これは明らかに労働者賃金の中間搾取になるのではないかというふうに思うわけですが、そうした実態があるということを私はここで明らかにしておきたい。それは労働行政の面で、労働基準法のように中間搾取の排除という厳然とした条項もあるわけですから、ひとつ、そういった問題については十分建設省にも注意を促すようにお願いしておきたい。
また最近、新聞やあるいは週刊誌等によりますと、立ちんぼ、いわゆる職業安定所へ行っても、なかなか求人がないし就職できない。ただし、その日その日、失業保険が切れて、どうすることもできないということで、たとえ五百円でも六百円でも現金をつかみたいというので、大阪の釜ケ崎や東京の山谷に似たような形のものがどんどんふえてきている。あるいは札幌あたりの駅の構内に浮浪者と目される、いわゆる北洋漁業の離職者がうろついて何十人かにふえている。毎日その数がふえているというようなことが報道されておるわけです。

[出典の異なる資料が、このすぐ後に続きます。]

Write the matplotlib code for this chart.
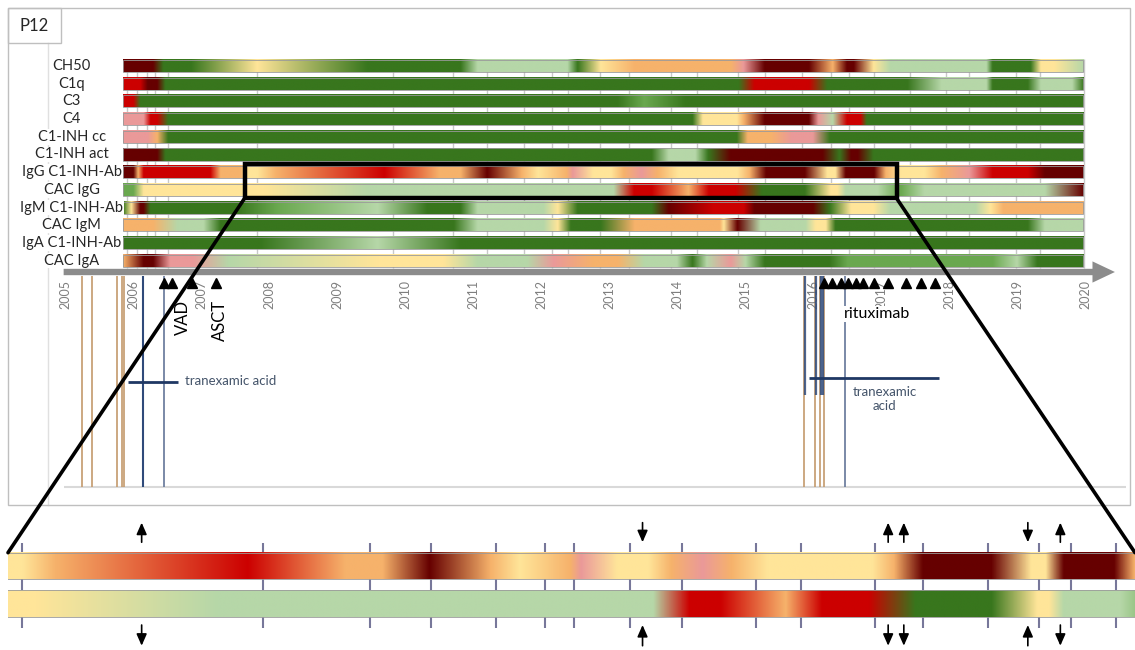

これはまさに職業安定行政の上からいって、あるいは雇用行政の上からいって好ましくない状態だと思うのです。したがって、そういう悪質な業者に対して厳しく取り締まると同時に、やはり、そういう人たちに対して、おれは長年、二十年漁船に乗ってきたんだ。いまや陸に上がったかっぱ、何することもできないという前途に対して夢も希望も失った、そういう労働者に対して希望を持たせる、あるいは新しい職というものを身につけさせるということは、きわめて重要なことはできないかと思うのですが、そういう問題についても、限られた数で、しかも大量の離職者を抱えて、その指導というものは大変だろうと思いますけれども、ぜひ、そういう面にも心を配っていただいて対処していただきたいと思うのですが、ひとつ大臣の所信を聞かしていただきたいと思います。
〔羽生田委員長代理退席、委員長着席〕
○藤井国務大臣 長い不況の続く現在、ある程度経済指標としては明るさが感じられるような情報なり意見も出ておりますけれども、これが本当に本格的な日本の経済の体質が立ち直って、その方向へ向かっておるのか、一時的な現象であるかということは、まだまだ私は見きわめがむずかしいのではないかというふうに思います。少なくとも雇用の面においでは、御指摘のような非常に重苦しい深刻な状態が目の前に現在、展開をし、われわれは、その直接の雇用不安に悩む労働者の声を耳にしておるわけでございますから、われわれはあらゆる力を尽くし、情報を集めて、そして、関係省庁と連格をとって積極的に問題解決に前進をしなければならぬ。そういう意味から、けさ方から、いろいろ御意見に対してお答えをしておりますように、労働省の枠組みをはみ出したような雇用創出の問題提起をいたしておるわけでございまして、大いにひとつ、いいと思うことは何でも提言をし、これを実行に移すように関係方面に働きかける努力を一層今後も続けていきたい、このように考えておるわけでございます。